The concept of ‘full reserve banking’ has a long pedigree, having been proposed by Irving Fisher in the 1930s and regularly defended by a minority of economists since. It is controversial and is yet to find favour with any country’s primary credit institutions, but that certainly doesn’t mean we should dismiss it out of hand. For eliminating bias in the issuing of credit, it has considerable virtues. It would reduce the enormous privileges accorded to commercial banks, and the bias in favour of financial asset holders, thereby throttling the fuel that feeds asset price bubbles. Thanks to increased stability, bailouts would, theoretically, be unnecessary.
Of course, there are concerns with full reserve banking. Increased interest rates – a likely outcome – might level the playing fields between the rich and the poor and squeeze the level of relative freedom between them, but the system might also become more risk-averse, potentially reducing overall growth.
As Dietsch points out, even though full-reserve banking may not be the last word on the issue, it is a vital starting point to discussing distributive justice and a more equitable system of money creation.
Personal Response
In a more equitable money creation system, what should be the key considerations for providing someone with credit?

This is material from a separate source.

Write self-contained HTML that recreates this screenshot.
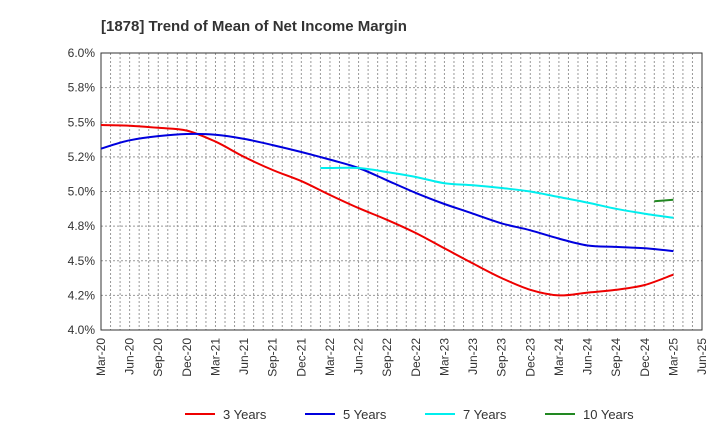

First, we should limit the ways in which merely having collateral gives you better access to credit. Realistically, in a capitalist system, we will never be able to eliminate this bias entirely, but we can certainly get rid of some of the more egregious forms it takes – for instance on the inter-bank lending market. This would also make our financial system more stable.
Second, we also create money collectively. Government expenditures, ultimately, are financed through money creation. Here, equity means more than formal equality, namely structuring government spending in a way that promotes the interests of society’s most vulnerable members.